▶ Exercise
Skip the pictures, please, and write out exactly the lines from the opening of the data through the line containing "const cplaTicks = [0, 0.5, 1, 1.5]".

begin Data lines

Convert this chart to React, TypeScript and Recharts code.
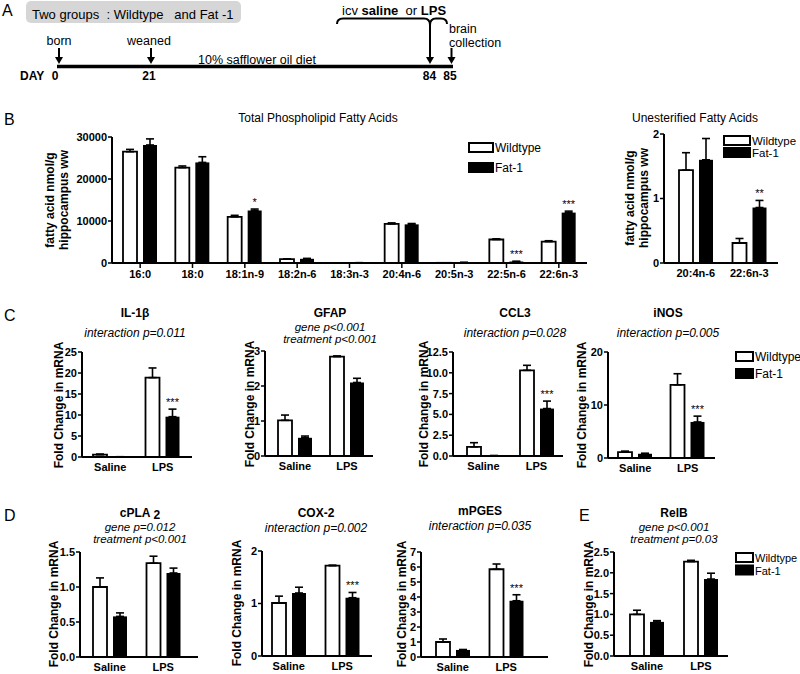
import { BarChart, Bar, XAxis, YAxis, ErrorBar } from 'recharts'

const FONT = '"Liberation Sans", Arial, Helvetica, sans-serif'

// ---- panel B: total phospholipid fatty acids (nmol/g hippocampus ww)
const tpCats = ['16:0', '18:0', '18:1n-9', '18:2n-6', '18:3n-3', '20:4n-6', '20:5n-3', '22:5n-6', '22:6n-3']
const tpWt = [26500, 22700, 11000, 900, 30, 9300, 40, 5600, 5100]
const tpWtErr = [550, 400, 350, 100, 10, 250, 10, 150, 200]
const tpFat = [28100, 23950, 12500, 1000, 60, 9200, 120, 350, 12000]
const tpFatErr = [1450, 1350, 350, 100, 10, 200, 20, 50, 350]
const tpSig = ['', '', '*', '', '', '', '', '***', '***']
const tpTicks = [0, 10000, 20000, 30000]

// ---- panel B: unesterified fatty acids
const ueCats = ['20:4n-6', '22:6n-3']
const ueWt = [1.44, 0.31]
const ueWtErr = [0.27, 0.07]
const ueFat = [1.6, 0.86]
const ueFatErr = [0.33, 0.11]
const ueSig = ['', '**']
const ueTicks = [0, 1, 2]

// ---- panels C-E: fold change in mRNA, saline vs LPS
const groups = ['Saline', 'LPS']

const il1bWt = [0.55, 18.9]
const il1bWtErr = [0.15, 2.3]
const il1bFat = [0.05, 9.6]
const il1bFatErr = [0.02, 1.8]
const il1bSig = ['', '***']
const il1bTicks = [0, 5, 10, 15, 20, 25]

const gfapWt = [1.02, 2.84]
const gfapWtErr = [0.15, 0.02]
const gfapFat = [0.52, 2.1]
const gfapFatErr = [0.05, 0.12]
const gfapSig = ['', '']
const gfapTicks = [0, 1, 2, 3]

const ccl3Wt = [1.1, 10.3]
const ccl3WtErr = [0.5, 0.6]
const ccl3Fat = [0.04, 5.7]
const ccl3FatErr = [0.01, 0.9]
const ccl3Sig = ['', '***']
const ccl3Ticks = [0, 2.5, 5, 7.5, 10, 12.5]

const inosWt = [1.1, 13.8]
const inosWtErr = [0.2, 2.1]
const inosFat = [0.8, 6.8]
const inosFatErr = [0.1, 1.1]
const inosSig = ['', '***']
const inosTicks = [0, 10, 20]

const cplaWt = [1.0, 1.34]
const cplaWtErr = [0.13, 0.1]
const cplaFat = [0.58, 1.2]
const cplaFatErr = [0.05, 0.07]
const cplaSig = ['', '']
const cplaTicks = [0, 0.5, 1, 1.5]

const coxWt = [1.01, 1.72]
const coxWtErr = [0.13, 0.01]
const coxFat = [1.2, 1.11]
const coxFatErr = [0.11, 0.1]
const coxSig = ['', '***']
const coxTicks = [0, 1, 2]

const mpgesWt = [1.0, 5.85]
const mpgesWtErr = [0.2, 0.35]
const mpgesFat = [0.47, 3.75]
const mpgesFatErr = [0.03, 0.4]
const mpgesSig = ['', '***']
const mpgesTicks = [0, 1, 2, 3, 4, 5, 6, 7]

const relbWt = [1.0, 2.27]
const relbWtErr = [0.1, 0.03]
const relbFat = [0.82, 1.85]
const relbFatErr = [0.03, 0.14]
const relbSig = ['', '']
const relbTicks = [0, 0.5, 1, 1.5, 2, 2.5]

interface Row {
  cat: string
  wt: number
  wtErr: [number, number]
  fat: number
  fatErr: [number, number]
  sig: string
}

function rows(cats: string[], wt: number[], wtErr: number[], fat: number[], fatErr: number[], sig: string[]): Row[] {
  return cats.map((cat, i) => ({
    cat,
    wt: wt[i],
    wtErr: [0, wtErr[i]],
    fat: fat[i],
    fatErr: [0, fatErr[i]],
    sig: sig[i],
  }))
}

// black bar + significance stars sitting above its error bar
function FatBar(props: any) {
  const { x, y, width, height, payload } = props
  const h = Math.max(height || 0, 0)
  const perUnit = payload.fat > 0 ? h / payload.fat : 0
  const errTop = y - payload.fatErr[1] * perUnit
  return (
    <g>
      <rect x={x} y={y} width={width} height={h} fill="#000" />
      {payload.sig ? (
        <text x={x + width / 2} y={errTop - 3} textAnchor="middle" fontSize={11} fontFamily={FONT} fill="#000">
          {payload.sig}
        </text>
      ) : null}
    </g>
  )
}

interface ChartProps {
  data: Row[]
  axisX: number
  plotTop: number
  plotBottom: number
  axisEnd: number
  padL?: number
  padR?: number
  max: number
  ticks: number[]
  digits?: number
  catTicks?: boolean
}

function GroupChart({ data, axisX, plotTop, plotBottom, axisEnd, padL = 0, padR = 0, max, ticks, digits = 0, catTicks = false }: ChartProps) {
  const yW = 46
  const mt = 12
  const mr = 12
  const xH = 26
  const left = axisX - yW
  const top = plotTop - mt
  const width = axisEnd - left + mr
  const height = plotBottom - top + xH
  const tickStyle = { fontSize: 11, fontWeight: 700, fill: '#000', fontFamily: FONT }
  return (
    <div style={{ position: 'absolute', left, top }}>
      <BarChart width={width} height={height} data={data} margin={{ top: mt, right: mr, bottom: 0, left: 0 }} barSize={14} barGap={6}>
        <XAxis
          dataKey="cat"
          interval={0}
          height={xH}
          padding={{ left: padL, right: padR }}
          axisLine={{ stroke: '#000', strokeWidth: 2 }}
          tickLine={catTicks ? { stroke: '#000', strokeWidth: 1.5 } : false}
          tickSize={catTicks ? 5 : 0}
          tickMargin={catTicks ? 2 : 6}
          tick={tickStyle}
        />
        <YAxis
          type="number"
          domain={[0, max]}
          ticks={ticks}
          interval={0}
          width={yW}
          allowDataOverflow
          axisLine={{ stroke: '#000', strokeWidth: 2 }}
          tickLine={{ stroke: '#000', strokeWidth: 1.5 }}
          tickSize={4}
          tickMargin={1}
          tick={tickStyle}
          tickFormatter={(v: number) => v.toFixed(digits)}
        />
        <Bar dataKey="wt" fill="#fff" stroke="#000" strokeWidth={1.8} isAnimationActive={false}>
          <ErrorBar dataKey="wtErr" width={4} stroke="#000" strokeWidth={1.6} />
        </Bar>
        <Bar dataKey="fat" fill="#000" shape={FatBar} isAnimationActive={false}>
          <ErrorBar dataKey="fatErr" width={4} stroke="#000" strokeWidth={1.6} />
        </Bar>
      </BarChart>
    </div>
  )
}

function Legend({ x, y, w, gap, size = 12 }: { x: number; y: number; w: number; gap: number; size?: number }) {
  return (
    <g fontFamily={FONT} fontSize={size}>
      <rect x={x} y={y} width={w} height={9} fill="#fff" stroke="#000" strokeWidth={2} />
      <text x={x + w + 2} y={y + 9}>Wildtype</text>
      <rect x={x - 1} y={y + gap - 1} width={w + 2} height={11} fill="#000" />
      <text x={x + w + 2} y={y + gap + 9}>Fat-1</text>
    </g>
  )
}

function YLabel({ x, y, lines }: { x: number; y: number; lines: string[] }) {
  return (
    <>
      {lines.map((t, i) => {
        const cx = x + i * 14
        return (
          <text key={t} x={cx} y={y} dy="0.35em" textAnchor="middle" transform={`rotate(-90 ${cx} ${y})`} fontFamily={FONT} fontSize={12} fontWeight={700}>
            {t}
          </text>
        )
      })}
    </>
  )
}

function Title({ x, y, title, notes, noteY }: { x: number; y: number; title: React.ReactNode; notes: string[]; noteY: number[] }) {
  return (
    <g fontFamily={FONT} textAnchor="middle">
      <text x={x} y={y} fontSize={12} fontWeight={700}>{title}</text>
      {notes.map((n, i) => (
        <text key={n} x={x} y={noteY[i]} fontSize={notes.length > 1 ? 11.5 : 12} fontStyle="italic">{n}</text>
      ))}
    </g>
  )
}

function DownArrow({ x, y1, y2 }: { x: number; y1: number; y2: number }) {
  return (
    <g>
      <line x1={x} y1={y1} x2={x} y2={y2 - 5} stroke="#000" strokeWidth={2} />
      <polygon points={`${x - 4},${y2 - 7} ${x + 4},${y2 - 7} ${x},${y2}`} fill="#000" />
    </g>
  )
}

export default function App() {
  return (
    <div style={{ position: 'absolute', left: 0, top: 0, width: 800, height: 674, background: '#fff', fontFamily: FONT, overflow: 'hidden' }}>
      <GroupChart data={rows(tpCats, tpWt, tpWtErr, tpFat, tpFatErr, tpSig)} axisX={112} plotTop={137} plotBottom={263} axisEnd={587} padL={2} padR={2} max={30000} ticks={tpTicks} catTicks />
      <GroupChart data={rows(ueCats, ueWt, ueWtErr, ueFat, ueFatErr, ueSig)} axisX={664} plotTop={134} plotBottom={263} axisEnd={778} padL={5} padR={2} max={2} ticks={ueTicks} />

      <GroupChart data={rows(groups, il1bWt, il1bWtErr, il1bFat, il1bFatErr, il1bSig)} axisX={82} plotTop={352} plotBottom={457} axisEnd={192} padL={2} padR={3} max={25} ticks={il1bTicks} />
      <GroupChart data={rows(groups, gfapWt, gfapWtErr, gfapFat, gfapFatErr, gfapSig)} axisX={265} plotTop={351} plotBottom={456} axisEnd={373} padL={4} padR={0} max={3} ticks={gfapTicks} />
      <GroupChart data={rows(groups, ccl3Wt, ccl3WtErr, ccl3Fat, ccl3FatErr, ccl3Sig)} axisX={453} plotTop={352} plotBottom={456} axisEnd={563} padL={4} padR={0} max={12.5} ticks={ccl3Ticks} digits={1} />
      <GroupChart data={rows(groups, inosWt, inosWtErr, inosFat, inosFatErr, inosSig)} axisX={608} plotTop={352} plotBottom={458} axisEnd={715} padL={1} padR={1} max={20} ticks={inosTicks} />

      <GroupChart data={rows(groups, cplaWt, cplaWtErr, cplaFat, cplaFatErr, cplaSig)} axisX={80} plotTop={552} plotBottom={657} axisEnd={198} padL={3} padR={8} max={1.5} ticks={cplaTicks} digits={1} />
      <GroupChart data={rows(groups, coxWt, coxWtErr, coxFat, coxFatErr, coxSig)} axisX={262} plotTop={551} plotBottom={656} axisEnd={372} padL={0} padR={3} max={2} ticks={coxTicks} />
      <GroupChart data={rows(groups, mpgesWt, mpgesWtErr, mpgesFat, mpgesFatErr, mpgesSig)} axisX={421} plotTop={552} plotBottom={657} axisEnd={548} padL={5} padR={15} max={7} ticks={mpgesTicks} />
      <GroupChart data={rows(groups, relbWt, relbWtErr, relbFat, relbFatErr, relbSig)} axisX={614} plotTop={552} plotBottom={656} axisEnd={728} padL={6} padR={0} max={2.5} ticks={relbTicks} digits={1} />

      <svg width={800} height={674} style={{ position: 'absolute', left: 0, top: 0, pointerEvents: 'none' }}>
        {/* panel A: timeline */}
        <g fontFamily={FONT} fill="#000">
          <text x={2} y={16} fontSize={16}>A</text>
          <rect x={26} y={1} width={215} height={22} rx={5} fill="#d6d6d6" />
          <text x={32} y={19} fontSize={13} style={{ whiteSpace: 'pre' }}>{'Two groups  : Wildtype   and Fat -1'}</text>
          <text x={59} y={45} fontSize={12.5} textAnchor="middle">born</text>
          <text x={149} y={45} fontSize={12.5} textAnchor="middle">weaned</text>
          <text x={257} y={64} fontSize={12.5} textAnchor="middle">10% safflower oil diet</text>
          <line x1={57} y1={66.5} x2={453} y2={66.5} stroke="#000" strokeWidth={3.5} />
          <DownArrow x={59} y1={48} y2={64} />
          <DownArrow x={151} y1={48} y2={64} />
          <DownArrow x={430} y1={25} y2={64} />
          <DownArrow x={451.5} y1={48} y2={64} />
          <path d="M337,24 Q337,18.5 343,18.5 L424,18.5 Q430,18.5 430,25 Q430,18.5 436,18.5 L441,18.5 Q447,18.5 447,24" fill="none" stroke="#000" strokeWidth={2} />
          <text x={342} y={15} fontSize={13} style={{ whiteSpace: 'pre' }}>
            icv <tspan fontWeight={700}>saline</tspan>  or <tspan fontWeight={700}>LPS</tspan>
          </text>
          <text x={449} y={33} fontSize={12.5}>brain</text>
          <text x={449} y={47} fontSize={12.5}>collection</text>
          <g fontSize={12} fontWeight={700}>
            <text x={20} y={80}>DAY</text>
            <text x={55} y={80} textAnchor="middle">0</text>
            <text x={149} y={80} textAnchor="middle">21</text>
            <text x={429.5} y={80} textAnchor="middle">84</text>
            <text x={450} y={80} textAnchor="middle">85</text>
          </g>
        </g>

        {/* panel letters */}
        <g fontFamily={FONT} fontSize={16}>
          <text x={4} y={125}>B</text>
          <text x={4} y={321}>C</text>
          <text x={4} y={521}>D</text>
          <text x={579} y={521}>E</text>
        </g>

        {/* panel B titles, axis labels, legends */}
        <text x={318} y={122} fontFamily={FONT} fontSize={12} textAnchor="middle">Total Phospholipid Fatty Acids</text>
        <text x={695} y={122} fontFamily={FONT} fontSize={12} textAnchor="middle">Unesterified Fatty Acids</text>
        <YLabel x={50} y={200} lines={['fatty acid nmol/g', 'hippocampus ww']} />
        <YLabel x={630} y={198} lines={['fatty acid nmol/g', 'hippocampus ww']} />
        <Legend x={469} y={143} w={24} gap={20} />
        <Legend x={724} y={136} w={26} gap={12} size={11.5} />

        {/* panel C */}
        <Title x={135} y={317} title="IL-1β" notes={['interaction p=0.011']} noteY={[337]} />
        <Title x={330} y={317} title="GFAP" notes={['gene p<0.001', 'treatment p<0.001']} noteY={[331, 343]} />
        <Title x={515} y={317} title="CCL3" notes={['interaction p=0.028']} noteY={[337]} />
        <Title x={668} y={317} title="iNOS" notes={['interaction p=0.005']} noteY={[337]} />
        <YLabel x={59} y={405} lines={['Fold Change in mRNA']} />
        <YLabel x={250} y={404} lines={['Fold Change in mRNA']} />
        <YLabel x={424} y={404} lines={['Fold Change in mRNA']} />
        <YLabel x={582} y={405} lines={['Fold Change in mRNA']} />
        <Legend x={736} y={352} w={17} gap={17} />

        {/* panels D and E */}
        <Title
          x={140}
          y={517}
          title={
            <>
              cPLA<tspan dx={3} dy={2}>2</tspan>
            </>
          }
          notes={['gene p=0.012', 'treatment p<0.001']}
          noteY={[531, 543]}
        />
        <Title x={316} y={517} title="COX-2" notes={['interaction p=0.002']} noteY={[532]} />
        <Title x={480} y={515} title="mPGES" notes={['interaction p=0.035']} noteY={[530]} />
        <Title x={674} y={517} title="RelB" notes={['gene p<0.001', 'treatment p=0.03']} noteY={[531, 543]} />
        <YLabel x={54} y={604} lines={['Fold Change in mRNA']} />
        <YLabel x={237} y={603} lines={['Fold Change in mRNA']} />
        <YLabel x={402} y={604} lines={['Fold Change in mRNA']} />
        <YLabel x={589} y={604} lines={['Fold Change in mRNA']} />
        <Legend x={736} y={553} w={17} gap={12.5} size={11} />
      </svg>
    </div>
  )
}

end Data lines

▶ Finished exercise
Convert this chart to React, TypeScript and Recharts code.
import { BarChart, Bar, XAxis, YAxis, ErrorBar } from 'recharts'

const FONT = '"Liberation Sans", Arial, Helvetica, sans-serif'

// ---- panel B: total phospholipid fatty acids (nmol/g hippocampus ww)
const tpCats = ['16:0', '18:0', '18:1n-9', '18:2n-6', '18:3n-3', '20:4n-6', '20:5n-3', '22:5n-6', '22:6n-3']
const tpWt = [26500, 22700, 11000, 900, 30, 9300, 40, 5600, 5100]
const tpWtErr = [550, 400, 350, 100, 10, 250, 10, 150, 200]
const tpFat = [28100, 23950, 12500, 1000, 60, 9200, 120, 350, 12000]
const tpFatErr = [1450, 1350, 350, 100, 10, 200, 20, 50, 350]
const tpSig = ['', '', '*', '', '', '', '', '***', '***']
const tpTicks = [0, 10000, 20000, 30000]

// ---- panel B: unesterified fatty acids
const ueCats = ['20:4n-6', '22:6n-3']
const ueWt = [1.44, 0.31]
const ueWtErr = [0.27, 0.07]
const ueFat = [1.6, 0.86]
const ueFatErr = [0.33, 0.11]
const ueSig = ['', '**']
const ueTicks = [0, 1, 2]

// ---- panels C-E: fold change in mRNA, saline vs LPS
const groups = ['Saline', 'LPS']

const il1bWt = [0.55, 18.9]
const il1bWtErr = [0.15, 2.3]
const il1bFat = [0.05, 9.6]
const il1bFatErr = [0.02, 1.8]
const il1bSig = ['', '***']
const il1bTicks = [0, 5, 10, 15, 20, 25]

const gfapWt = [1.02, 2.84]
const gfapWtErr = [0.15, 0.02]
const gfapFat = [0.52, 2.1]
const gfapFatErr = [0.05, 0.12]
const gfapSig = ['', '']
const gfapTicks = [0, 1, 2, 3]

const ccl3Wt = [1.1, 10.3]
const ccl3WtErr = [0.5, 0.6]
const ccl3Fat = [0.04, 5.7]
const ccl3FatErr = [0.01, 0.9]
const ccl3Sig = ['', '***']
const ccl3Ticks = [0, 2.5, 5, 7.5, 10, 12.5]

const inosWt = [1.1, 13.8]
const inosWtErr = [0.2, 2.1]
const inosFat = [0.8, 6.8]
const inosFatErr = [0.1, 1.1]
const inosSig = ['', '***']
const inosTicks = [0, 10, 20]

const cplaWt = [1.0, 1.34]
const cplaWtErr = [0.13, 0.1]
const cplaFat = [0.58, 1.2]
const cplaFatErr = [0.05, 0.07]
const cplaSig = ['', '']
const cplaTicks = [0, 0.5, 1, 1.5]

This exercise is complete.